Transcribe all of the material below word for word and leave out its pictures.

-- -- --

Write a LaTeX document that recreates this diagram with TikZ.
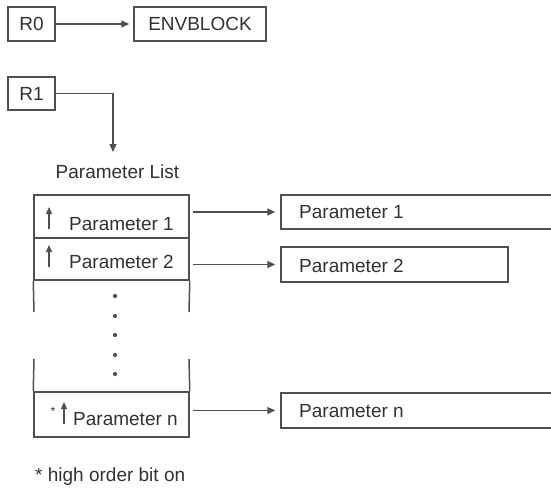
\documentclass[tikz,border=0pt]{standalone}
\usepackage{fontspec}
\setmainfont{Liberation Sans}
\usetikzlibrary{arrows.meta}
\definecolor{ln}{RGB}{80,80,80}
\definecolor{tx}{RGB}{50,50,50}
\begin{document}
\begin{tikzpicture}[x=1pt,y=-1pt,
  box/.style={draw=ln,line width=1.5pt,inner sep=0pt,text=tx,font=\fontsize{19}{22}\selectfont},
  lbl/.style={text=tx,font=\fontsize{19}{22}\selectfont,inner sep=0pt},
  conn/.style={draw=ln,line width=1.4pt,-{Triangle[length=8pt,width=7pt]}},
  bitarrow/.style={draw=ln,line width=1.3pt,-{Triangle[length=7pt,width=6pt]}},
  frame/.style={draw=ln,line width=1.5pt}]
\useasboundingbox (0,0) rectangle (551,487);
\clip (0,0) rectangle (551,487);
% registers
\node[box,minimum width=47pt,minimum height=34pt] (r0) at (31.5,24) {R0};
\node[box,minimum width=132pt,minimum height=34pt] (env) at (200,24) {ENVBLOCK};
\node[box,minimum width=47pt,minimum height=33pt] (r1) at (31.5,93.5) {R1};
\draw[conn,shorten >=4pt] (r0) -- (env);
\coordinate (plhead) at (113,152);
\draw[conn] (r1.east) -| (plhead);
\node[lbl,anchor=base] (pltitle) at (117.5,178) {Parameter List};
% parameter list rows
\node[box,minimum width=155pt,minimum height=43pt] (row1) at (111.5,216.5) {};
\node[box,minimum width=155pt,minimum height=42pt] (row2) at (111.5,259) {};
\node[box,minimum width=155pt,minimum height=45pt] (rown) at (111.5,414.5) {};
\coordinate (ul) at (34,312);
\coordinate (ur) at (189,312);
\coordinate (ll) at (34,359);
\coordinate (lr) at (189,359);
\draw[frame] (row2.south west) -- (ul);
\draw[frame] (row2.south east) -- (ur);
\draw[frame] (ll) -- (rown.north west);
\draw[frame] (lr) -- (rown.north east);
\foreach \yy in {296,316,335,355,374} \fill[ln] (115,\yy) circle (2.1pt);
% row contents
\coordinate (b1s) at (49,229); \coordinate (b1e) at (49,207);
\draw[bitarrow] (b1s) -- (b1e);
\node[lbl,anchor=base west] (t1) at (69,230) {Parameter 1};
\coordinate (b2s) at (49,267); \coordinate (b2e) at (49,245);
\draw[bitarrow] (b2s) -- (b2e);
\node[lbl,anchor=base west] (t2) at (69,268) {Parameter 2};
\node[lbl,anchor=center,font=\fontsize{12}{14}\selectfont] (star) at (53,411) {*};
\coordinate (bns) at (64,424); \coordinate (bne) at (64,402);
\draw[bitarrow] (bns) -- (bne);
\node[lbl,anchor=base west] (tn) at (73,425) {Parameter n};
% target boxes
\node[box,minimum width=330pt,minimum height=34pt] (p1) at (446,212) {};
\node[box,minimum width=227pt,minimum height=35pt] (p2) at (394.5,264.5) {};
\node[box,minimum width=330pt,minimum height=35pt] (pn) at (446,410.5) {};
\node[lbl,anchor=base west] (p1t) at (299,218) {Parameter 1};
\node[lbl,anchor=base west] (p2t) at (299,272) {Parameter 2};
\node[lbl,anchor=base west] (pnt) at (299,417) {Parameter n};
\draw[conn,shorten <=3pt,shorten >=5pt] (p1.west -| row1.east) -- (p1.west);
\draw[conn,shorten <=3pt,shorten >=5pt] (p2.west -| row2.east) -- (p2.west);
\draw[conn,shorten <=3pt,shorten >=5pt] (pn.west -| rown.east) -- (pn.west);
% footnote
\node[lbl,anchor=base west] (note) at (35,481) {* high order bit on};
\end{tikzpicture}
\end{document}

-- -- --

■ Complete output ■
Write a LaTeX document that recreates this diagram with TikZ.
\documentclass[tikz,border=0pt]{standalone}
\usepackage{fontspec}
\setmainfont{Liberation Sans}
\usetikzlibrary{arrows.meta}
\definecolor{ln}{RGB}{80,80,80}
\definecolor{tx}{RGB}{50,50,50}
\begin{document}
\begin{tikzpicture}[x=1pt,y=-1pt,
  box/.style={draw=ln,line width=1.5pt,inner sep=0pt,text=tx,font=\fontsize{19}{22}\selectfont},
  lbl/.style={text=tx,font=\fontsize{19}{22}\selectfont,inner sep=0pt},
  conn/.style={draw=ln,line width=1.4pt,-{Triangle[length=8pt,width=7pt]}},
  bitarrow/.style={draw=ln,line width=1.3pt,-{Triangle[length=7pt,width=6pt]}},
  frame/.style={draw=ln,line width=1.5pt}]
\useasboundingbox (0,0) rectangle (551,487);
\clip (0,0) rectangle (551,487);
% registers
\node[box,minimum width=47pt,minimum height=34pt] (r0) at (31.5,24) {R0};
\node[box,minimum width=132pt,minimum height=34pt] (env) at (200,24) {ENVBLOCK};
\node[box,minimum width=47pt,minimum height=33pt] (r1) at (31.5,93.5) {R1};
\draw[conn,shorten >=4pt] (r0) -- (env);
\coordinate (plhead) at (113,152);
\draw[conn] (r1.east) -| (plhead);
\node[lbl,anchor=base] (pltitle) at (117.5,178) {Parameter List};
% parameter list rows
\node[box,minimum width=155pt,minimum height=43pt] (row1) at (111.5,216.5) {};
\node[box,minimum width=155pt,minimum height=42pt] (row2) at (111.5,259) {};
\node[box,minimum width=155pt,minimum height=45pt] (rown) at (111.5,414.5) {};
\coordinate (ul) at (34,312);
\coordinate (ur) at (189,312);
\coordinate (ll) at (34,359);
\coordinate (lr) at (189,359);
\draw[frame] (row2.south west) -- (ul);
\draw[frame] (row2.south east) -- (ur);
\draw[frame] (ll) -- (rown.north west);
\draw[frame] (lr) -- (rown.north east);
\foreach \yy in {296,316,335,355,374} \fill[ln] (115,\yy) circle (2.1pt);
% row contents
\coordinate (b1s) at (49,229); \coordinate (b1e) at (49,207);
\draw[bitarrow] (b1s) -- (b1e);
\node[lbl,anchor=base west] (t1) at (69,230) {Parameter 1};
\coordinate (b2s) at (49,267); \coordinate (b2e) at (49,245);
\draw[bitarrow] (b2s) -- (b2e);
\node[lbl,anchor=base west] (t2) at (69,268) {Parameter 2};
\node[lbl,anchor=center,font=\fontsize{12}{14}\selectfont] (star) at (53,411) {*};
\coordinate (bns) at (64,424); \coordinate (bne) at (64,402);
\draw[bitarrow] (bns) -- (bne);
\node[lbl,anchor=base west] (tn) at (73,425) {Parameter n};
% target boxes
\node[box,minimum width=330pt,minimum height=34pt] (p1) at (446,212) {};
\node[box,minimum width=227pt,minimum height=35pt] (p2) at (394.5,264.5) {};
\node[box,minimum width=330pt,minimum height=35pt] (pn) at (446,410.5) {};
\node[lbl,anchor=base west] (p1t) at (299,218) {Parameter 1};
\node[lbl,anchor=base west] (p2t) at (299,272) {Parameter 2};
\node[lbl,anchor=base west] (pnt) at (299,417) {Parameter n};
\draw[conn,shorten <=3pt,shorten >=5pt] (p1.west -| row1.east) -- (p1.west);
\draw[conn,shorten <=3pt,shorten >=5pt] (p2.west -| row2.east) -- (p2.west);
\draw[conn,shorten <=3pt,shorten >=5pt] (pn.west -| rown.east) -- (pn.west);
% footnote
\node[lbl,anchor=base west] (note) at (35,481) {* high order bit on};
\end{tikzpicture}
\end{document}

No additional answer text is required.